Will Stanford end UConn’s women’s basketball winning streak? Hmmmm.
Loading...
The University of Connecticut women’s basketball team will lose eventually, but when? That’s the question that won’t go away now that the Huskies have broken the all-time NCAA record for both women’s and men’s teams with 89 straight wins, and have since added a 90th for good measure Tuesday against an overmatched University of the Pacific squad.
At this rate, UConn just might run the table for a third straight season. Another perfect campaign would again move the Huskies past the John Wooden-era UCLA men’s team that became the first team to win 88 straight games and post back-to-back perfect championship seasons between 1971 and 1974.
Still, the streak could conceivably end tonight when UConn goes up against ninth-ranked Stanford in Palo Alto, Calif. (ESPN2 at 9 p.m. ET). While the Cardinal have lost consecutive games to DePaul and Tennessee during a recent rough patch, they crushed fourth-ranked Xavier, 89-52, Tuesday night, a clear indication that they’ve raised their game a few notches. Then, too, this is the team that last April put a huge scare into UConn.

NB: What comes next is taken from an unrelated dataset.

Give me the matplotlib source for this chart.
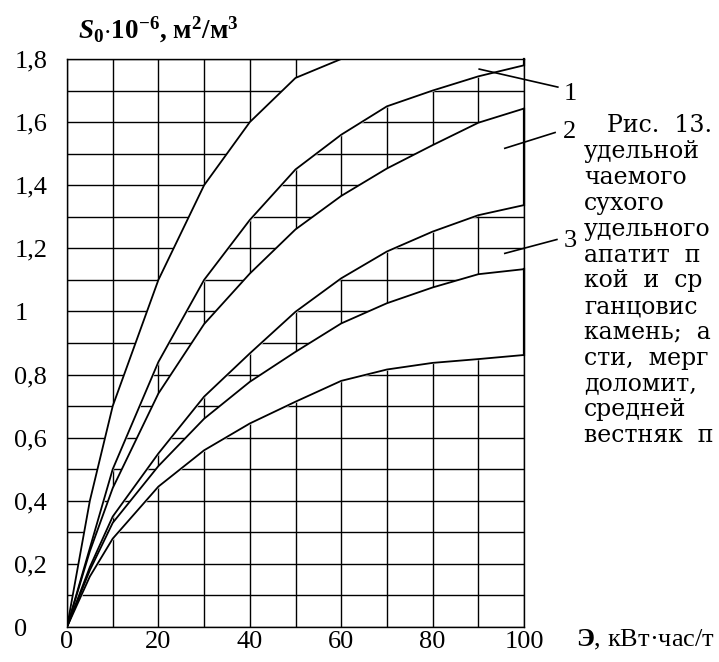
import matplotlib.pyplot as plt

plt.rcParams['font.family'] = ['Liberation Serif', 'DejaVu Serif']
plt.rcParams['mathtext.fontset'] = 'custom'
plt.rcParams['mathtext.rm'] = 'Liberation Serif'
plt.rcParams['mathtext.bf'] = 'Liberation Serif:bold'
plt.rcParams['mathtext.bfit'] = 'Liberation Serif:italic:bold'
plt.rcParams['mathtext.it'] = 'Liberation Serif:italic'

# energy, kWh/t
energy = [0, 5, 10, 20, 30, 40, 50, 60, 70, 80, 90, 100]

# band 1 (upper / lower boundary)
band1_hi = [0, 0.40, 0.70, 1.10, 1.40, 1.60, 1.74, 1.80, 1.80, 1.80, 1.80, 1.80]
band1_lo = [0, 0.25, 0.50, 0.84, 1.10, 1.29, 1.45, 1.56, 1.65, 1.70, 1.745, 1.78]
# band 2
band2_hi = [0, 0.24, 0.44, 0.74, 0.96, 1.12, 1.26, 1.366, 1.453, 1.527, 1.598, 1.643]
band2_lo = [0, 0.19, 0.35, 0.55, 0.73, 0.867, 0.999, 1.105, 1.19, 1.253, 1.305, 1.337]
# band 3
band3_hi = [0, 0.18, 0.33, 0.51, 0.66, 0.777, 0.872, 0.962, 1.026, 1.076, 1.118, 1.134]
band3_lo = [0, 0.16, 0.28, 0.445, 0.56, 0.645, 0.714, 0.78, 0.816, 0.837, 0.849, 0.862]

band_names = ['1', '2', '3']
x_ticks = [0, 20, 40, 60, 80, 100]
y_ticks = [0, 0.2, 0.4, 0.6, 0.8, 1.0, 1.2, 1.4, 1.6, 1.8]
y_labels = ['0', '0,2', '0,4', '0,6', '0,8', '1', '1,2', '1,4', '1,6', '1,8']

caption = ['Рис.  13.', 'удельной', 'чаемого', 'сухого', 'удельного',
           'апатит  п', 'кой  и  ср', 'ганцовис', 'камень;  а',
           'сти,  мерг', 'доломит,', 'средней', 'вестняк  п']

W, H = 719, 662
fig = plt.figure(figsize=(W / 100, H / 100), dpi=100)
ax = fig.add_axes([67 / W, 1 - 627 / H, 457 / W, 568 / H])

bands = [(band1_hi, band1_lo), (band2_hi, band2_lo), (band3_hi, band3_lo)]
for hi, lo in bands:
    ax.fill_between(energy, lo, hi, color='white', zorder=1)
    ax.plot(energy, hi, color='black', lw=1.3, zorder=3)
    ax.plot(energy, lo, color='black', lw=1.3, zorder=3)
    ax.plot([100, 100], [lo[-1], hi[-1]], color='black', lw=1.6, zorder=3, clip_on=False)

grid_x = list(range(0, 101, 10))
grid_y = [i / 10 for i in range(19)]
ax.set_xlim(0, 100)
ax.set_ylim(0, 1.8)
ax.set_xticks(grid_x)
ax.set_yticks(grid_y)
ax.grid(True, color='black', lw=1.0)
ax.set_axisbelow(True)
ax.set_xticklabels([str(v) if v in x_ticks else '' for v in grid_x])
ax.set_yticklabels([y_labels[y_ticks.index(round(v, 1))] if round(v, 1) in y_ticks else ''
                    for v in grid_y])
ax.tick_params(length=0, labelsize=19, pad=3)
ax.tick_params(axis='y', pad=38)
for lab in ax.get_yticklabels():
    lab.set_horizontalalignment('left')
    lab.set_verticalalignment('center_baseline')
for s in ax.spines.values():
    s.set_linewidth(1.0)

# leader lines and band numbers
leaders = [((90.2, 1.768), (107.4, 1.711), (108.6, 1.69)),
           ((95.8, 1.517), (106.8, 1.567), (108.6, 1.568)),
           ((95.8, 1.184), (107.2, 1.228), (108.6, 1.222))]
for name, (p0, p1, pt) in zip(band_names, leaders):
    ax.plot([p0[0], p1[0]], [p0[1], p1[1]], color='black', lw=1.2, clip_on=False, zorder=4)
    ax.text(pt[0], pt[1], name, fontsize=19, ha='left', va='center')

fig.text(78 / W, 1 - 30 / H,
         r'$\mathbfit{S}_\mathbf{0}\mathbf{\cdot10^{-6}}$, м$^\mathbf{2}$/м$^\mathbf{3}$',
         fontsize=19.5, fontweight='bold', ha='left', va='center')
fig.text(576 / W, 1 - 640 / H, r'$\mathbf{Э}$, кВт·час/т', fontsize=19, ha='left', va='center')

for i, line in enumerate(caption):
    x0 = 607 if i == 0 else 584
    fig.text(x0 / W, 1 - (126 + 25.8 * i) / H, line, fontsize=17,
             family='DejaVu Serif', ha='left', va='center')

fig.savefig('out.png', dpi=100)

In the NCAA championship game, Stanford held UConn to a paltry 12 first-half points, the lowest output ever for the Huskies, who trailed 20-12 at the intermission. In the second half, however, UConn came to life and wound up winning, 53-47, successfully defending its national title and its seventh since 1995.
In its forecast for this season, Sports Illustrated made Baylor, Stanford, and UConn the magazine’s 1, 2, and 3 picks, respectively.
In the season opener on Nov. 16, the Huskies trailed Baylor by eight points with six minutes to play, but pulled out that game, 65-64, in Hartford, Conn.
Now, to keep their winning streak alive, the Huskies must beat Stanford, which is the last team to beat them (on April 6, 2008) and do it on the Cardinal’s on-campus home court, Maples Pavilion. The place will be rockin’.
Although each team’s roster has changed considerably since then, the coaches have not. UConn’s Geno Auriemma will be looking to win his 750th career game as a head coach (all at UConn), while Stanford’s Tara VanDerveer, who has spent 25 of her 32 years as a head coach at Stanford, goes after career win No. 802.
Waiting for the tipoff is an ideal time to plunge into UConn’s online media guide, with its blizzard of statistics, honors, and other facts.
Here are a randomly selected group of 10 info-bites about the nation’s leading women’s basketball program:
1. UConn has appeared in seven NCAA championship games and won all seven.
2. The current 11-player roster illustrates the team’s nationwide recruiting appeal. The following states are represented with one player each: Connecticut, Florida, Pennsylvania, Ohio, California, Georgia, Illinois, and Indiana. The only state with more than one player, New York, has three on the roster.
3. When Geno Auriemma took over the program 25 years ago, UConn had had only one winning season in its first 11 years as a varsity sport. His first team went 12-15 (4-12 in the Big East), but since then it’s been nothing but winning seasons.
4. Every recruited freshman who has completed her athletic eligibility playing for Auriemma has graduated.
5. The UConn women are only the third team in NCAA history to win three consecutive titles (joining the Tennessee Lady Vols, who did it between 1996 and 1998, and the UCLA men, who rang up seven straight between 1967 and 1973). The Huskies three-peat occurred in 2002, 2003, and 2004.
6. Over the years, three of UConn’s best players have been academic All-America selections: Rebecca Lobo, Jennifer Rizzotti, and Maya Moore (Moore, by the way, had a 4.0 GPA in high school).
7. During the 2009-09 season, UConn became the first perfect-record team in either women’s or men’s basketball to ever beat each opponent by at least 10 points.
8. The highest scoring average ever posted by a UConn player is 18.7 points per game, which is Maya Moore’s current average.
9. Auriemma was never a college head coach before getting the job in Storrs, Conn. He previously held assistant positions with the women’s teams at the University of Virginia and St. Joseph’s in Philadelphia. Before that he was the boy’s head basketball coach at his high school alma mater, Bishop Kenrick in Norristown, Pa.
10. The woman in charge of the team’s recruiting efforts is Chris Dailey, who is in her 26th year on the job. Dailey played collegiately at Rutgers.